%%
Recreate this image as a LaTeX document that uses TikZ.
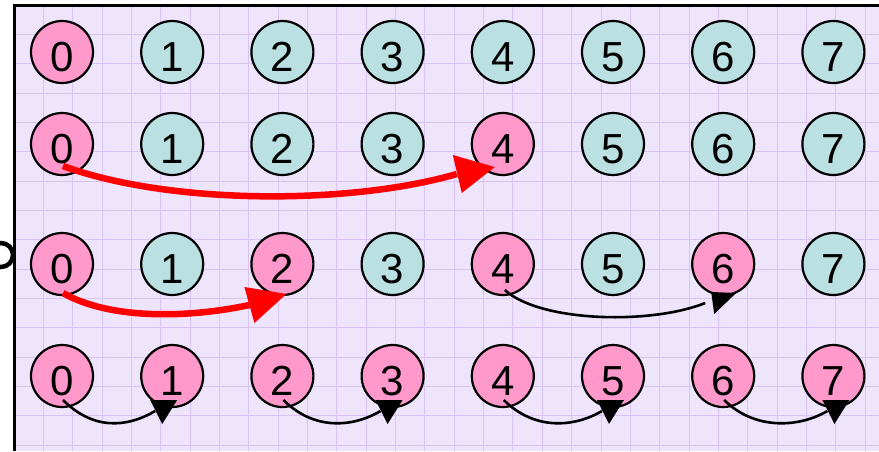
\documentclass[tikz,border=0pt]{standalone}
\usepackage{fontspec}
\setmainfont{Liberation Sans}
\usetikzlibrary{calc}
\definecolor{bgl}{HTML}{EEE4FC}
\definecolor{gridc}{HTML}{D9C3F4}
\definecolor{pinkc}{HTML}{FF99CC}
\definecolor{tealc}{HTML}{BAE0E2}
\definecolor{redc}{HTML}{FF0000}
\begin{document}
\begin{tikzpicture}[x=1pt,y=-1pt,
  proc/.style={circle,draw=black,line width=2.2pt,minimum size=62pt,inner sep=0pt,
    font=\fontsize{42}{42}\selectfont,text height=38pt,text depth=0pt},
  act/.style={proc,fill=pinkc},
  idle/.style={proc,fill=tealc},
  gridline/.style={draw=gridc,line width=1pt},
  redarrow/.style={draw=redc,line width=6.5pt},
  blkarrow/.style={draw=black,line width=2.6pt},
  redhead/.style={fill=redc},
  blkhead/.style={fill=black}]
\useasboundingbox (0,0) rectangle (879,451);
% background and grid
\fill[bgl] (14,5) rectangle (879,451);
\foreach \i in {0,...,29} \draw[gridline] ({14+29.35*\i},5) -- ({14+29.35*\i},451);
\foreach \j in {0,...,15} \draw[gridline] (14,{5+29.35*\j}) -- (879,{5+29.35*\j});
% partial letter at left edge
\draw[line width=4.5pt] (1,255) circle (12);
% frame
\draw[line width=3pt] (14,451) -- (14,5) -- (879,5);
% nodes
\foreach \c/\s in {0/act,1/idle,2/idle,3/idle,4/idle,5/idle,6/idle,7/idle}
  \node[\s] (r1c\c) at ({62+110.2*\c},52) {\c};
\foreach \c/\s in {0/act,1/idle,2/idle,3/idle,4/act,5/idle,6/idle,7/idle}
  \node[\s] (r2c\c) at ({62+110.2*\c},144) {\c};
\foreach \c/\s in {0/act,1/idle,2/act,3/idle,4/act,5/idle,6/act,7/idle}
  \node[\s] (r3c\c) at ({62+110.2*\c},264) {\c};
\foreach \c/\s in {0/act,1/act,2/act,3/act,4/act,5/act,6/act,7/act}
  \node[\s] (r4c\c) at ({62+110.2*\c},376) {\c};
% row 2 red arrow 0 -> 4
\draw[redarrow] ($(r2c0)+(1,22)$) .. controls ($(r2c0)+(108,61)$) and ($(r2c4)+(-153,61)$) .. ($(r2c4)+(-46,30)$);
\fill[redhead] ($(r2c4)+(-50,11)$) -- ($(r2c4)+(-8,23)$) -- ($(r2c4)+(-41,49)$) -- cycle;
% row 3 red arrow 0 -> 2
\draw[redarrow] ($(r3c0)+(1,29)$) .. controls ($(r3c0)+(48,56)$) and ($(r3c2)+(-93,54)$) .. ($(r3c2)+(-33,41)$);
\fill[redhead] ($(r3c2)+(-38,23)$) -- ($(r3c2)+(4,30)$) -- ($(r3c2)+(-28,59)$) -- cycle;
% row 3 black arrow 4 -> 6
\draw[blkarrow] ($(r3c4)+(2,26)$) .. controls ($(r3c4)+(37,58)$) and ($(r3c6)+(-73,61)$) .. ($(r3c6)+(-18,39)$);
\fill[blkhead] ($(r3c6)+(-12,28)$) -- ($(r3c6)+(13,29)$) -- ($(r3c6)+(-9,50)$) -- cycle;
% row 4 black arrows
\foreach \a/\b/\s in {0/1/-4,2/3/1,4/5/2,6/7/7}{
  \draw[blkarrow] ($(r4c\a)+(1,24)$) .. controls ($(r4c\a)+(31,54)$) and ($(r4c\b)+({\s-42},52)$) .. ($(r4c\b)+({\s-13},35)$);
  \fill[blkhead] ($(r4c\b)+({\s-18},24)$) -- ($(r4c\b)+({\s+9},24)$) -- ($(r4c\b)+({\s-6},48)$) -- cycle;
}
\end{tikzpicture}
\end{document}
%%
* **OBJECTIVE**: Restate the whole listing above exactly, please, omitting every image.

* **REPLY TO THE EXERCISE**:
Recreate this image as a LaTeX document that uses TikZ.
\documentclass[tikz,border=0pt]{standalone}
\usepackage{fontspec}
\setmainfont{Liberation Sans}
\usetikzlibrary{calc}
\definecolor{bgl}{HTML}{EEE4FC}
\definecolor{gridc}{HTML}{D9C3F4}
\definecolor{pinkc}{HTML}{FF99CC}
\definecolor{tealc}{HTML}{BAE0E2}
\definecolor{redc}{HTML}{FF0000}
\begin{document}
\begin{tikzpicture}[x=1pt,y=-1pt,
  proc/.style={circle,draw=black,line width=2.2pt,minimum size=62pt,inner sep=0pt,
    font=\fontsize{42}{42}\selectfont,text height=38pt,text depth=0pt},
  act/.style={proc,fill=pinkc},
  idle/.style={proc,fill=tealc},
  gridline/.style={draw=gridc,line width=1pt},
  redarrow/.style={draw=redc,line width=6.5pt},
  blkarrow/.style={draw=black,line width=2.6pt},
  redhead/.style={fill=redc},
  blkhead/.style={fill=black}]
\useasboundingbox (0,0) rectangle (879,451);
% background and grid
\fill[bgl] (14,5) rectangle (879,451);
\foreach \i in {0,...,29} \draw[gridline] ({14+29.35*\i},5) -- ({14+29.35*\i},451);
\foreach \j in {0,...,15} \draw[gridline] (14,{5+29.35*\j}) -- (879,{5+29.35*\j});
% partial letter at left edge
\draw[line width=4.5pt] (1,255) circle (12);
% frame
\draw[line width=3pt] (14,451) -- (14,5) -- (879,5);
% nodes
\foreach \c/\s in {0/act,1/idle,2/idle,3/idle,4/idle,5/idle,6/idle,7/idle}
  \node[\s] (r1c\c) at ({62+110.2*\c},52) {\c};
\foreach \c/\s in {0/act,1/idle,2/idle,3/idle,4/act,5/idle,6/idle,7/idle}
  \node[\s] (r2c\c) at ({62+110.2*\c},144) {\c};
\foreach \c/\s in {0/act,1/idle,2/act,3/idle,4/act,5/idle,6/act,7/idle}
  \node[\s] (r3c\c) at ({62+110.2*\c},264) {\c};
\foreach \c/\s in {0/act,1/act,2/act,3/act,4/act,5/act,6/act,7/act}
  \node[\s] (r4c\c) at ({62+110.2*\c},376) {\c};
% row 2 red arrow 0 -> 4
\draw[redarrow] ($(r2c0)+(1,22)$) .. controls ($(r2c0)+(108,61)$) and ($(r2c4)+(-153,61)$) .. ($(r2c4)+(-46,30)$);
\fill[redhead] ($(r2c4)+(-50,11)$) -- ($(r2c4)+(-8,23)$) -- ($(r2c4)+(-41,49)$) -- cycle;
% row 3 red arrow 0 -> 2
\draw[redarrow] ($(r3c0)+(1,29)$) .. controls ($(r3c0)+(48,56)$) and ($(r3c2)+(-93,54)$) .. ($(r3c2)+(-33,41)$);
\fill[redhead] ($(r3c2)+(-38,23)$) -- ($(r3c2)+(4,30)$) -- ($(r3c2)+(-28,59)$) -- cycle;
% row 3 black arrow 4 -> 6
\draw[blkarrow] ($(r3c4)+(2,26)$) .. controls ($(r3c4)+(37,58)$) and ($(r3c6)+(-73,61)$) .. ($(r3c6)+(-18,39)$);
\fill[blkhead] ($(r3c6)+(-12,28)$) -- ($(r3c6)+(13,29)$) -- ($(r3c6)+(-9,50)$) -- cycle;
% row 4 black arrows
\foreach \a/\b/\s in {0/1/-4,2/3/1,4/5/2,6/7/7}{
  \draw[blkarrow] ($(r4c\a)+(1,24)$) .. controls ($(r4c\a)+(31,54)$) and ($(r4c\b)+({\s-42},52)$) .. ($(r4c\b)+({\s-13},35)$);
  \fill[blkhead] ($(r4c\b)+({\s-18},24)$) -- ($(r4c\b)+({\s+9},24)$) -- ($(r4c\b)+({\s-6},48)$) -- cycle;
}
\end{tikzpicture}
\end{document}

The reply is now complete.